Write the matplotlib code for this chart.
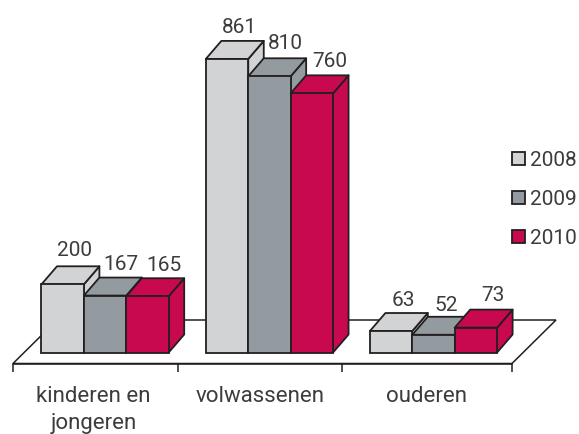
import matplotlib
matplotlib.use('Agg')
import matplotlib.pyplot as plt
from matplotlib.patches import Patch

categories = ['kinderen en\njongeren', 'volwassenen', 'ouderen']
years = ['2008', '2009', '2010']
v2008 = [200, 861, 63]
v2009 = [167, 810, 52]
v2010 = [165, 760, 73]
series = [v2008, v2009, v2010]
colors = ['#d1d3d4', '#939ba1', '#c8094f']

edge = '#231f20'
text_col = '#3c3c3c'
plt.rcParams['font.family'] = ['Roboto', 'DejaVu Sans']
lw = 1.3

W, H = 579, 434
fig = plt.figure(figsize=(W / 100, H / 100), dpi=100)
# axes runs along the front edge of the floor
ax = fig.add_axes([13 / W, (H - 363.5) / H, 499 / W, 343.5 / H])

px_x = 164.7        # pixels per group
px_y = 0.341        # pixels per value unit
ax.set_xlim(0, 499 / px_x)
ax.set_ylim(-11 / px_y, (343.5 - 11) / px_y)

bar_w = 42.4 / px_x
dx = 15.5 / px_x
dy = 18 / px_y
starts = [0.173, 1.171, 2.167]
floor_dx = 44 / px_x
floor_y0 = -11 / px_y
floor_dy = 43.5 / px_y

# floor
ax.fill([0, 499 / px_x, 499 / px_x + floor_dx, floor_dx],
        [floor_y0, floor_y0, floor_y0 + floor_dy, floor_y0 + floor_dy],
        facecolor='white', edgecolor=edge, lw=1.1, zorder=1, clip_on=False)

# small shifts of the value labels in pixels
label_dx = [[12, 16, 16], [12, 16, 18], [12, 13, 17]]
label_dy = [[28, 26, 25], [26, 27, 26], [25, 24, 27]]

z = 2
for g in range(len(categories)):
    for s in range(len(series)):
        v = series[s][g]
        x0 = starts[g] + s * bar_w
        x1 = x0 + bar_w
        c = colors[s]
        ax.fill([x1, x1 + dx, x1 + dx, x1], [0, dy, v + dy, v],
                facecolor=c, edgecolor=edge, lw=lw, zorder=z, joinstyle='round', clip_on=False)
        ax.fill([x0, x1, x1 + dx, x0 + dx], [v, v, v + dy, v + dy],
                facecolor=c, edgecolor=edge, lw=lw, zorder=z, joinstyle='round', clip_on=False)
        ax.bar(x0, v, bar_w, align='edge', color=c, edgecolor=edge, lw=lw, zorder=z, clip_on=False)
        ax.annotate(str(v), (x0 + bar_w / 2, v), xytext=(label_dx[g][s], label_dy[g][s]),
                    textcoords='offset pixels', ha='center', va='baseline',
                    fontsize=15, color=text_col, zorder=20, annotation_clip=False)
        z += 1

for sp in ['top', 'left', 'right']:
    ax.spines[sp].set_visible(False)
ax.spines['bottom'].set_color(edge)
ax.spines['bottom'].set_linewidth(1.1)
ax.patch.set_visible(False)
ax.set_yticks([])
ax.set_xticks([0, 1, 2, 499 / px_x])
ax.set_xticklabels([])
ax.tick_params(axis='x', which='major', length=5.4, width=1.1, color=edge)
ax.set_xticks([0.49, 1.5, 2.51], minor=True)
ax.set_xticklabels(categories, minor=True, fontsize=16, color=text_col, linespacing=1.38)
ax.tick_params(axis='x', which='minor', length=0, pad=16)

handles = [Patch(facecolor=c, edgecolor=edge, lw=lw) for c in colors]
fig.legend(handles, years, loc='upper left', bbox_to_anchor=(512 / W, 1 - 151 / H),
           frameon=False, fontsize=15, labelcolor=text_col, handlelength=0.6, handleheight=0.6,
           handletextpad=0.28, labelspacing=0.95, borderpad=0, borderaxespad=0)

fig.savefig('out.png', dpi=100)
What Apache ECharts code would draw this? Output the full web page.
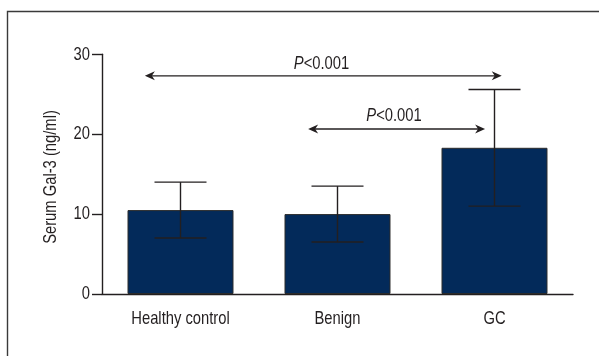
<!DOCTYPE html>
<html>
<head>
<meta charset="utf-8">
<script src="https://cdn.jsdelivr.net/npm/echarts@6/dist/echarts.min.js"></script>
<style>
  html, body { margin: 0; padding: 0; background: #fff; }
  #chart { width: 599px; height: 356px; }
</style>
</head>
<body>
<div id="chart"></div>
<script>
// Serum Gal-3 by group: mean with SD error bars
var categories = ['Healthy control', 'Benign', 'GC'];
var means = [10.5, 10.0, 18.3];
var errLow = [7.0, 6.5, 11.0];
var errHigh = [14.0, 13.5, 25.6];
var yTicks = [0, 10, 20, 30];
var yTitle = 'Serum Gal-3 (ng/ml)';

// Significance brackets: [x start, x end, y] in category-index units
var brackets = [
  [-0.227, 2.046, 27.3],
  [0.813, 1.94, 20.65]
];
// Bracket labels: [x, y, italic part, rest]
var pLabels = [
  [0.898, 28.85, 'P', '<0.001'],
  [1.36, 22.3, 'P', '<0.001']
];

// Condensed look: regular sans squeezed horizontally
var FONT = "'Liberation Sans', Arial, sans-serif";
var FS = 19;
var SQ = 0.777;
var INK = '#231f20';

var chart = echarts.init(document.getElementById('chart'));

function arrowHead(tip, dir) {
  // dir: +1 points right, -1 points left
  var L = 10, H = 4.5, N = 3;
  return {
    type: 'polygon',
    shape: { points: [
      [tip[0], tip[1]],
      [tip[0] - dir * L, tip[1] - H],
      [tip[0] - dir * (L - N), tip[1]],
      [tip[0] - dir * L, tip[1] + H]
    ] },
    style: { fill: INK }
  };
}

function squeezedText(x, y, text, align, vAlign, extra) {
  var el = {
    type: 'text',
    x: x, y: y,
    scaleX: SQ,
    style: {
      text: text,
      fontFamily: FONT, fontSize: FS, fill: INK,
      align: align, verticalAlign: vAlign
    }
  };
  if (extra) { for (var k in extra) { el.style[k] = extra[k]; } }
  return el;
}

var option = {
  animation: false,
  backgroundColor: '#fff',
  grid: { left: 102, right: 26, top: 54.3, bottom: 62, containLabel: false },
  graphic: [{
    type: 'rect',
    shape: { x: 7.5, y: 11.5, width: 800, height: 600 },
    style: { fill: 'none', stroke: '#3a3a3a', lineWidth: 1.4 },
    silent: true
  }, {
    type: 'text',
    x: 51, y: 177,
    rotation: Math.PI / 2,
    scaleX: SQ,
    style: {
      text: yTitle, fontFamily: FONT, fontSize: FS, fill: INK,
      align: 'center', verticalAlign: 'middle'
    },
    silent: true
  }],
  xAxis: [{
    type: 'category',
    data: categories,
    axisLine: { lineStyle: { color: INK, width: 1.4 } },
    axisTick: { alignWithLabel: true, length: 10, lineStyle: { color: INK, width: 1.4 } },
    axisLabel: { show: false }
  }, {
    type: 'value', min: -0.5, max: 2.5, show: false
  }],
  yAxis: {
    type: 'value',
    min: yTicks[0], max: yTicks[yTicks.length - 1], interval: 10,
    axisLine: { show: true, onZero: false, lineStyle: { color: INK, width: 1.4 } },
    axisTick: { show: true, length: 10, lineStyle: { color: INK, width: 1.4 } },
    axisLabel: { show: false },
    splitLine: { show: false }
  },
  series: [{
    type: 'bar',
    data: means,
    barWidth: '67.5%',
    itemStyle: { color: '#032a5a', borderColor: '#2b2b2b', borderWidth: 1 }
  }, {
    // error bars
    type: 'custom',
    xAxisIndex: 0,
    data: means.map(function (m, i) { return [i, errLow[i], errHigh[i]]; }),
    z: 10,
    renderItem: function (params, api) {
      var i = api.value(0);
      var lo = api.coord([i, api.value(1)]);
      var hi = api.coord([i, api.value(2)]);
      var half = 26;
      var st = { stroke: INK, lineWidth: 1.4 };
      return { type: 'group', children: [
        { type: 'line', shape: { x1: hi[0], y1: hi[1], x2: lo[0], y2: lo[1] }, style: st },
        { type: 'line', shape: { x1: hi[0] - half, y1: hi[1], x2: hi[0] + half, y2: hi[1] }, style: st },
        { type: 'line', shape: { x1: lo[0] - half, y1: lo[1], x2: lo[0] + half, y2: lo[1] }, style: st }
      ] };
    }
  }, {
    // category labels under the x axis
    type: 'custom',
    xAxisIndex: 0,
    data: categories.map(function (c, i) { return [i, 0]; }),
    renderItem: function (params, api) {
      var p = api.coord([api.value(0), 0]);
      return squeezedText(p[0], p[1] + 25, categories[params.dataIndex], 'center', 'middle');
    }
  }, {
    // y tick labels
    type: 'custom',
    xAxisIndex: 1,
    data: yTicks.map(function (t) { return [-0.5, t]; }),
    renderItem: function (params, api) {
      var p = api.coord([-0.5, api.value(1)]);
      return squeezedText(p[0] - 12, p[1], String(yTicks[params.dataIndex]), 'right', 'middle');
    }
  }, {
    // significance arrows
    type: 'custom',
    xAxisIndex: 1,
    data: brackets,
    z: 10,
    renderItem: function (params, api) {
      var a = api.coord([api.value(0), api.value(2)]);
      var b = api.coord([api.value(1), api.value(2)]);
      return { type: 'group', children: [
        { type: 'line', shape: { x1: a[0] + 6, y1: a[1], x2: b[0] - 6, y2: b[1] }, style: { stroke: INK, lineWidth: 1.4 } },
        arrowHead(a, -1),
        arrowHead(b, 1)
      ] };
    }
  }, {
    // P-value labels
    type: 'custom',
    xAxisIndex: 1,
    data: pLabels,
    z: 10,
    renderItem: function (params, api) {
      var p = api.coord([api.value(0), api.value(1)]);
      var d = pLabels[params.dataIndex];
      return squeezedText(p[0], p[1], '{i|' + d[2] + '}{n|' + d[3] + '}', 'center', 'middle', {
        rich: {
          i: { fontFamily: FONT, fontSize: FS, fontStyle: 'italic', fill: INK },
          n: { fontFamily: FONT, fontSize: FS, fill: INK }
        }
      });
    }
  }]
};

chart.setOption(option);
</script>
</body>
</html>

SHORT PROBLEM
Every line that holds the word "matplotlib" should be extracted.

COMPLETED EXERCISE
Write the matplotlib code for this chart.
import matplotlib
matplotlib.use('Agg')
import matplotlib.pyplot as plt
from matplotlib.patches import Patch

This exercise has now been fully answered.